I love adding flaxseeds or flaxseed meal to my smoothies and even baked goods (it’s a super easy thing to toss a few tablespoons into my gluten free pancake mix on Saturday morning).
Just two tablespoons of flaxseeds contain 3.8 grams of fiber.
I have been on a chia seed kick lately, and now I know why! Chia seeds contain 5.5 grams of fiber per tablespoon. This makes me feel better about the overnight oats that I ate this morning!
You can also use chia seeds to make chia pudding (think tapioca), use them as an egg replacer, or to thicken your smoothies.
When the boys were small I went on a vegetable puree kick. I made pumpkin pancakes, zuchini cakes, carrot cakes and muffins…and while my focus was actually to increase their veggie intake, I was helping them get more fiber in their diet.
You can also add pureed vegetables to just about any recipe from a sauce to a casserole to pizza dough.
Earlier I mentioned Quest Nutrition bars, and for good reason. Quest bars have been some of my favorites for a while now. They come in so many great flavors like Chocolate Chip Cookie Dough, Cinnamon Roll, and Smores.
Quest Bars (Now available at Target!) were created from a simple idea: food should taste as good as it is good for you with zero compromises. People eat for enjoyment rather than sustenance. That’s why Quest is driven to make foods that don’t compromise on taste or nutrition.
Plus, they’re high in fiber at 14 grams per bar and low in sugar. Additionally, Quest Bars have 20-21 grams of protein per bar. About a year ago, Quest switched from using IMO (isomaltooligosaccharides) as the fiber in their protein bars to SCF (soluble corn fiber). This switch not only helped to reduce blood sugar spikes and crashes, but it also made their bars stand up to heat better than before.

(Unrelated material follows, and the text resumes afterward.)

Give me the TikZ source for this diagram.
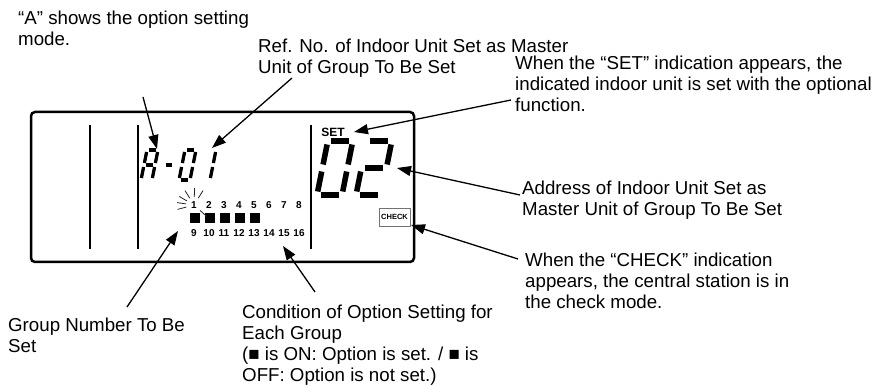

Do you know what I’m talking about? There are some bars out there that you can tell with every chalky bite are absolutely a “nutrition” bar – not something you actually enjoy eating.
Quest Bars are seriously delicious. You feel like you’re eating dessert but without all the guilt.

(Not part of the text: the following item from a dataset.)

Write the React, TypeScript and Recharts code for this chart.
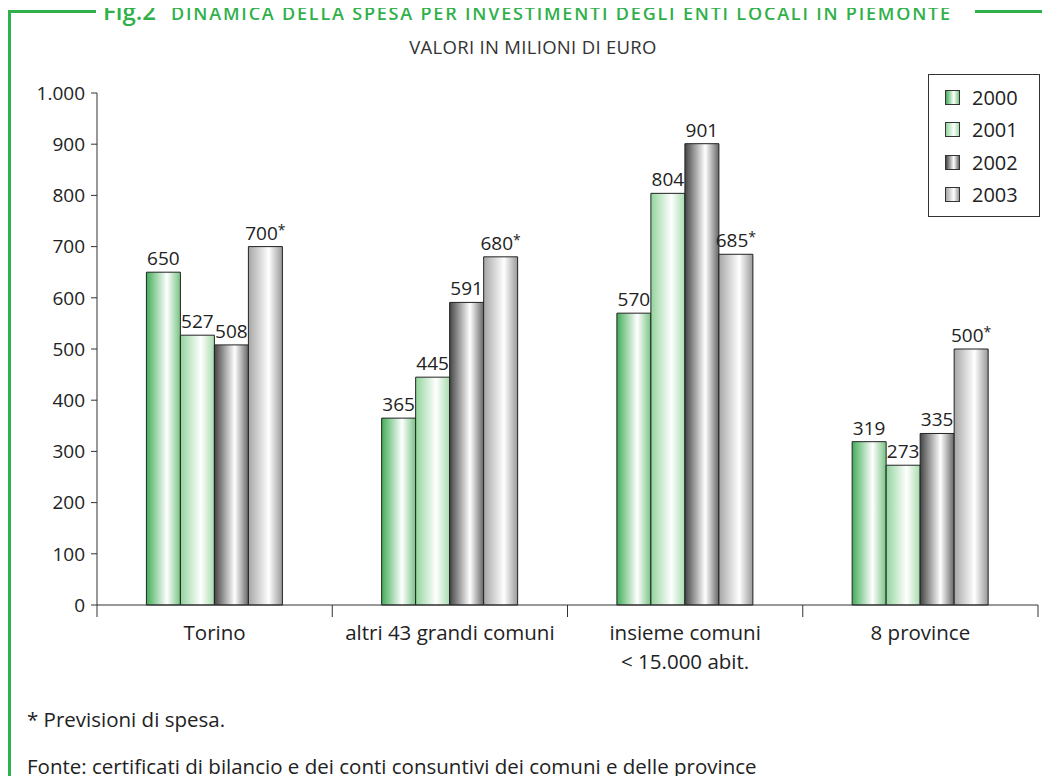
import React from 'react';
import { BarChart, Bar, XAxis, YAxis, Legend, LabelList } from 'recharts';

const categories = ['Torino', 'altri 43 grandi comuni', 'insieme comuni\n< 15.000 abit.', '8 province'];
const years = ['2000', '2001', '2002', '2003'];
const values2000 = [650, 365, 570, 319];
const values2001 = [527, 445, 804, 273];
const values2002 = [508, 591, 901, 335];
const values2003 = [700, 680, 685, 500];
const forecastYears = ['2003'];
const yTicks = [0, 100, 200, 300, 400, 500, 600, 700, 800, 900, 1000];

const data = categories.map((name, i) => ({
  name,
  '2000': values2000[i],
  '2001': values2001[i],
  '2002': values2002[i],
  '2003': values2003[i],
}));

const FONT = '"Open Sans", sans-serif';
const GREEN = '#2fb04a';

// left edge, highlight, right edge for each series
const gradients: { [k: string]: [string, string, string] } = {
  '2000': ['#42ad58', '#ffffff', '#78c384'],
  '2001': ['#92d49c', '#ffffff', '#a6dcad'],
  '2002': ['#444444', '#ffffff', '#666666'],
  '2003': ['#a6a6a6', '#ffffff', '#999999'],
};

const formatThousands = (v: number) =>
  v >= 1000 ? `${Math.floor(v / 1000)}.${String(v % 1000).padStart(3, '0')}` : String(v);

const makeValueLabel = (forecast: boolean) => (props: any) => {
  const { x, y, width, value } = props;
  return (
    <text x={x + width / 2} y={y - 7} textAnchor="middle" fill="#222" fontSize={19} fontFamily={FONT}>
      {value}
      {forecast && <tspan dy={-5} fontSize={14}>*</tspan>}
    </text>
  );
};

const CategoryTick = (props: any) => {
  const { x, y, payload, index, visibleTicksCount } = props;
  const half = payload.offset || 0;
  const lines = String(payload.value).split('\n');
  const isLast = index === (visibleTicksCount ?? categories.length) - 1;
  return (
    <g>
      <line x1={x - half} x2={x - half} y1={y} y2={y + 12} stroke="#333" />
      {isLast && <line x1={x + half} x2={x + half} y1={y} y2={y + 12} stroke="#333" />}
      <text x={x} y={y} textAnchor="middle" fill="#222" fontSize={20.5} fontFamily={FONT}>
        {lines.map((l, i) => (
          <tspan key={i} x={x} dy={i === 0 ? 35 : 29}>{l}</tspan>
        ))}
      </text>
    </g>
  );
};

const LegendBox = () => (
  <div style={{ border: '1px solid #333', width: 112, height: 143, boxSizing: 'border-box', padding: '6px 0 0 16px', background: '#fff' }}>
    {years.map((y) => {
      const [a, b, c] = gradients[y];
      return (
        <div key={y} style={{ display: 'flex', alignItems: 'center', height: 32.5 }}>
          <span style={{ display: 'inline-block', width: 13, height: 13, border: '1px solid #333', background: `linear-gradient(to right, ${a} 0%, ${b} 60%, ${c} 100%)`, marginRight: 12 }} />
          <span style={{ fontSize: 20, color: '#222', fontFamily: FONT }}>{y}</span>
        </div>
      );
    })}
  </div>
);

export default function App() {
  return (
    <div style={{ position: 'relative', width: 1050, height: 784, margin: -8, background: '#fff', overflow: 'hidden', fontFamily: FONT }}>
      {/* frame + title */}
      <svg width={1050} height={30} style={{ position: 'absolute', left: 0, top: 0 }}>
        <rect x={8} y={10} width={88} height={3} fill={GREEN} />
        <rect x={975} y={10} width={75} height={3} fill={GREEN} />
        <text x={103} y={20} fill={GREEN} fontFamily={FONT} fontWeight={600}>
          <tspan fontSize={24}>Fig.2</tspan>
          <tspan fontSize={18} dx={15} letterSpacing={1.8}>DINAMICA DELLA SPESA PER INVESTIMENTI DEGLI ENTI LOCALI IN PIEMONTE</tspan>
        </text>
      </svg>
      <div style={{ position: 'absolute', left: 8, top: 10, width: 3, height: 790, background: GREEN }} />
      <div style={{ position: 'absolute', left: 0, width: 1066, top: 34, textAlign: 'center', fontSize: 18.5, color: '#333', letterSpacing: 0.3 }}>
        VALORI IN MILIONI DI EURO
      </div>

      <div style={{ position: 'absolute', left: 0, top: 0 }}>
        <BarChart
          width={1050}
          height={784}
          data={data}
          margin={{ top: 93, right: 12, left: 37, bottom: 119 }}
          barCategoryGap="21%"
          barGap={0}
        >
          <defs>
            {years.map((y) => (
              <linearGradient key={y} id={`grad${y}`} x1="0" y1="0" x2="1" y2="0">
                <stop offset="0%" stopColor={gradients[y][0]} />
                <stop offset="60%" stopColor={gradients[y][1]} />
                <stop offset="100%" stopColor={gradients[y][2]} />
              </linearGradient>
            ))}
          </defs>
          <XAxis
            dataKey="name"
            height={60}
            axisLine={{ stroke: '#333' }}
            tickLine={false}
            tickSize={0}
            tickMargin={0}
            interval={0}
            tick={<CategoryTick />}
          />
          <YAxis
            width={60}
            domain={[0, 1000]}
            ticks={yTicks}
            interval={0}
            tickFormatter={formatThousands}
            axisLine={{ stroke: '#333' }}
            tickLine={{ stroke: '#333' }}
            tickSize={6}
            tickMargin={6}
            tick={{ fill: '#222', fontSize: 19, fontFamily: FONT }}
          />
          <Legend
            layout="vertical"
            align="center"
            verticalAlign="middle"
            content={<LegendBox />}
            wrapperStyle={{ left: 928, top: 74, width: 112 }}
          />
          {years.map((y) => (
            <Bar key={y} dataKey={y} fill={`url(#grad${y})`} stroke="#222" strokeWidth={1} isAnimationActive={false}>
              <LabelList dataKey={y} content={makeValueLabel(forecastYears.includes(y))} />
            </Bar>
          ))}
        </BarChart>
      </div>

      <div style={{ position: 'absolute', left: 27, top: 705, fontSize: 20.5, color: '#222' }}>* Previsioni di spesa.</div>
      <div style={{ position: 'absolute', left: 27, top: 752, fontSize: 20.5, color: '#222' }}>
        Fonte: certificati di bilancio e dei conti consuntivi dei comuni e delle province
      </div>
    </div>
  );
}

So. Back to my Target run. When you’re running around chauffeuring the kids, getting groceries, making meetings, and generally acting like a chicken without their head…how many times have you realized that you totally forgot to eat a meal?
It happens to me literally all the time (hence opening a box of bars in the middle of Target like a wild animal). So I made a small change. I created a mom “emergency” kit.
I’ve found that if I can keep an “emergency” kit with me, these occasions tend to happen far less regularly.
Think about the things that you usually need, but don’t necessarily have.
Make Your Own Kit
For me, the list looks like this:
- Sunscreen (Texas.)
- Band-Aids (Boys.)
- Cough Drops
- Food (Mom brain.)
Because I’m working to increase my fiber intake (see above), it makes sense to keep healthy, fiber-filled protein bars on hand that will not only help keep me from eating something I’ll later regret, but I get over half of my daily fiber easily.
Now, you don’t have to have a special bag to put everything in, you can use the pockets on your purse or even your glove compartment (if you don’t live where it’s sweltering).
Having healthy, fiber-filled snacks consistently available will help increase your fiber intake without causing you to have to think too hard about your food choices when you’re way beyond hangry.
And that’s it! I bet that if you work at it, you can bump up your fiber intake easily and see the benefits on the scale.
How do you make sure you get enough fiber?